Big also means you have lots of systems. Lots of systems, lots of users and high risk of error means you’ll want the classic design, which includes the all-important (and terribly named) “semantic layer.” Desktop crunches all levels of Data Warehousing into one tool – great for simple situations – but a separate semantic layer makes rigor much easier.

Source Data -> Dimensionally optimized database -> Semantic Layer -> User tools

This also means you’ll need depth of expertise in data warehousing. There is no getting around that if you’re a large enterprise. But the controls of having SSAS as a separate tool are worth it.

You need to manage your source code robustly

If you’re SQL Server is 2016, Git can handle source code updates well on the tabular models, giving you all the advantages of merging, branching and source code tracking. A Desktop file on the other hand, doesn’t play as well with Git – you simply overwrite what you had before with the new version.

DAX Studio is nice to use with SSAS

Having said that, I’ll add that DAX Studio works just fine with Desktop models. I haven’t tested the limits of that, but DAX Studio has an SSAS add-in called DAX Editor that is great. It lets you pull the measures out into a file that is easy to edit, then plug those measures back into the .bim file. This saves a ton of time.

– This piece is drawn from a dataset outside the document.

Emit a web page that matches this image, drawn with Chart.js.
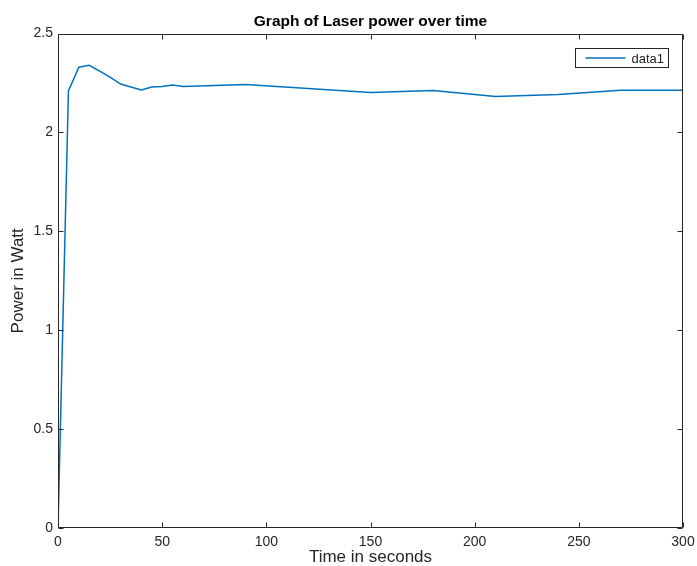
<!DOCTYPE html>
<html>
<head>
<meta charset="utf-8">
<title>Laser power</title>
<script src="https://cdn.jsdelivr.net/npm/chart.js@4.4.1/dist/chart.umd.min.js"></script>
<style>
  html, body { margin: 0; padding: 0; background: #ffffff; }
  #grafico { display: block; }
</style>
</head>
<body>
<canvas id="grafico" width="697" height="566"></canvas>
<script>
// Measured laser power (W) against time (s)
const tiempos = [0, 5, 10, 15, 20, 25, 30, 35, 40, 45, 50, 55, 60, 90, 120, 150, 180, 210, 240, 270, 300];
const potencias = [0, 2.21, 2.33, 2.34, 2.31, 2.28, 2.245, 2.23, 2.215, 2.23, 2.232, 2.24, 2.232, 2.243, 2.223, 2.202, 2.212, 2.182, 2.192, 2.213, 2.213];

// Tick positions and labels
const ticksX = [0, 50, 100, 150, 200, 250, 300];
const ticksY = [0, 0.5, 1, 1.5, 2, 2.5];
const etiquetasY = ['0', '0.5', '1', '1.5', '2', '2.5'];

const colorEje = '#262626';
const colorLinea = '#0072BD';
const fuente = "'Liberation Sans', Arial, Helvetica, sans-serif";

// Box around the axes with inward ticks, plus the small legend in the corner
const cajaEjes = {
  id: 'cajaEjes',
  afterDatasetsDraw(chart) {
    const { ctx, chartArea: a, scales: { x, y } } = chart;
    const l = Math.round(a.left) + 0.5;
    const r = Math.round(a.right) - 0.5;
    const t = Math.round(a.top) + 0.5;
    const b = Math.round(a.bottom) - 0.5;
    const largo = 5;

    ctx.save();
    ctx.strokeStyle = colorEje;
    ctx.lineWidth = 1;
    ctx.beginPath();
    ctx.rect(l, t, r - l, b - t);
    ticksX.forEach(v => {
      const px = Math.round(x.getPixelForValue(v)) + 0.5;
      ctx.moveTo(px, b); ctx.lineTo(px, b - largo);
      ctx.moveTo(px, t); ctx.lineTo(px, t + largo);
    });
    ticksY.forEach(v => {
      const py = Math.round(y.getPixelForValue(v)) + 0.5;
      ctx.moveTo(l, py); ctx.lineTo(l + largo, py);
      ctx.moveTo(r, py); ctx.lineTo(r - largo, py);
    });
    ctx.stroke();

    // legend box
    const ds = chart.data.datasets[0];
    const lx = 575.5, ly = 48.5, lw = 93, lh = 19;
    ctx.fillStyle = '#ffffff';
    ctx.fillRect(lx, ly, lw, lh);
    ctx.strokeStyle = colorEje;
    ctx.strokeRect(lx, ly, lw, lh);
    ctx.beginPath();
    ctx.strokeStyle = ds.borderColor;
    ctx.lineWidth = ds.borderWidth;
    ctx.moveTo(lx + 10, ly + lh / 2);
    ctx.lineTo(lx + 50, ly + lh / 2);
    ctx.stroke();
    ctx.fillStyle = colorEje;
    ctx.font = '13px ' + fuente;
    ctx.textBaseline = 'middle';
    ctx.textAlign = 'left';
    ctx.fillText(ds.label, lx + 56, ly + lh / 2 + 1);
    ctx.restore();
  }
};

const ctx = document.getElementById('grafico').getContext('2d');

new Chart(ctx, {
  type: 'line',
  data: {
    datasets: [{
      label: 'data1',
      data: tiempos.map((t, i) => ({ x: t, y: potencias[i] })),
      borderColor: colorLinea,
      borderWidth: 1.5,
      pointRadius: 0,
      tension: 0,
      fill: false
    }]
  },
  options: {
    responsive: false,
    animation: false,
    layout: { padding: { top: 0, right: 14, bottom: 0, left: 0 } },
    plugins: {
      legend: { display: false },
      tooltip: { enabled: false },
      title: {
        display: true,
        text: 'Graph of Laser power over time',
        fullSize: false,
        color: '#000000',
        font: { family: fuente, size: 15.5, weight: 'bold', lineHeight: 1.2 },
        padding: { top: 12, bottom: 3 }
      }
    },
    scales: {
      x: {
        type: 'linear',
        min: 0,
        max: 300,
        grid: { display: false, drawTicks: false },
        border: { display: false },
        afterFit: s => { s.height = 38; s.paddingLeft = 0; s.paddingRight = 0; },
        afterBuildTicks: s => { s.ticks = ticksX.map(v => ({ value: v })); },
        ticks: {
          color: colorEje,
          padding: 6,
          maxRotation: 0,
          font: { family: fuente, size: 14 },
          callback: v => String(v)
        },
        title: {
          display: true,
          text: 'Time in seconds',
          color: colorEje,
          font: { family: fuente, size: 17, lineHeight: 1 },
          padding: 0
        }
      },
      y: {
        min: 0,
        max: 2.5,
        grid: { display: false, drawTicks: false },
        border: { display: false },
        afterFit: s => { s.width = 58; s.paddingTop = 0; s.paddingBottom = 0; },
        afterBuildTicks: s => { s.ticks = ticksY.map(v => ({ value: v })); },
        ticks: {
          color: colorEje,
          padding: 5,
          font: { family: fuente, size: 14 },
          callback: v => etiquetasY[ticksY.indexOf(v)]
        },
        title: {
          display: true,
          text: 'Power in Watt',
          color: colorEje,
          font: { family: fuente, size: 17, lineHeight: 1 },
          padding: { top: 10, bottom: 0 }
        }
      }
    }
  },
  plugins: [cajaEjes]
});
</script>
</body>
</html>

You’re small but you really need control

See all the reasons above.

Downsides? You’ll have to learn Visual Studio and, of course, if you don’t have SQL Server you have to buy it (ideally SQL Server 2016). You’ll also miss the nifty monthly releases of new DAX that you get with Desktop. (Keep in mind, since you’ll use Desktop as your visual layer, you’ll get those monthly release visualization benefits). Another downside is you can’t do mash ups if you’re connecting live to an SSAS model.

Considering I could only come up with one paragraph of downsides and all those paragraphs of upsides, I guess my bias is clear. But even if you put that aside, check it out. And as you do, take a look at these final points – they may just be the tipping points.

Why it’s getting even more compelling

  1. Power Query will be part of SSAS. Of course this won’t happen until you have SQL 2016, but this will eliminate one big disparity between Desktop and SSAS
  2. SSAS is now available in Azure!!